Mourning doves are very skittish birds. I cannot get closer than 40-50 feet away, before they burst into the air and fly away on their “whistling wings.” In contrast, a tiny chickadee will land almost with arm's reach on the feeder and calmly choose a seed—hardly paying me any attention.

On a couple of occasions recently, however, I have been reposing meditatively in the outdoor tub, as I observed this pugnacious dove shoo away his fellows and then settle down to keep his kingly watch. Surprisingly, he tolerates my presence, rather than get spooked and leave. I like to think that my calm state of being emboldens him, as I send him mental messages such as, “Don't be scared. I'm harmless. Relax, King Dove.”

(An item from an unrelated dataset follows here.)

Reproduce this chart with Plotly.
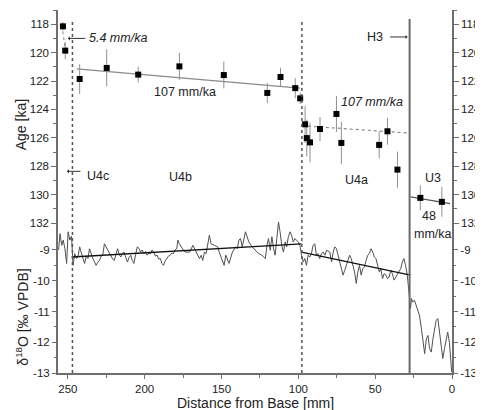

We both then settle in, each intently eying the other. If I move, I do so extremely slowly. He bravely stands his ground, as if he's sending me a mental message, “Move slowly, now. I don't really trust you and your kind, but you seem to be non-threatening.” Is he learning to trust me? Is he deciding to break new ground in the dove-human communication field?

We watched one another for several minutes and then suddenly he flew off—just when I thought we were bonding. What scared him? Was his abrupt departure a coincidence, or did I do something to spook him? I'm sure I didn't move.

Then I realized that, at the moment he flew off, my mind had drifted to a conversation I'd had with a neighbor a couple of days earlier, when he told me about some local people who had taken up dove hunting. Was that it? Did the dove read my mind and get terrified by my thoughts of shooting him and his kind? If so, he probably wasn't sophisticated enough to realize that I would never shoot him. Maybe he simply misconstrued my involuntary thoughts.

It was too late to reassure him, if he indeed had read my thoughts and flew off in fright. Maybe my thoughts of some other human gunning down a dove had set back this cross-species experiment in trust. Will he return another time and give me another chance? This research into cross-species communication requires a deep well of patience. I'll be back in the tub soon, little King Dove.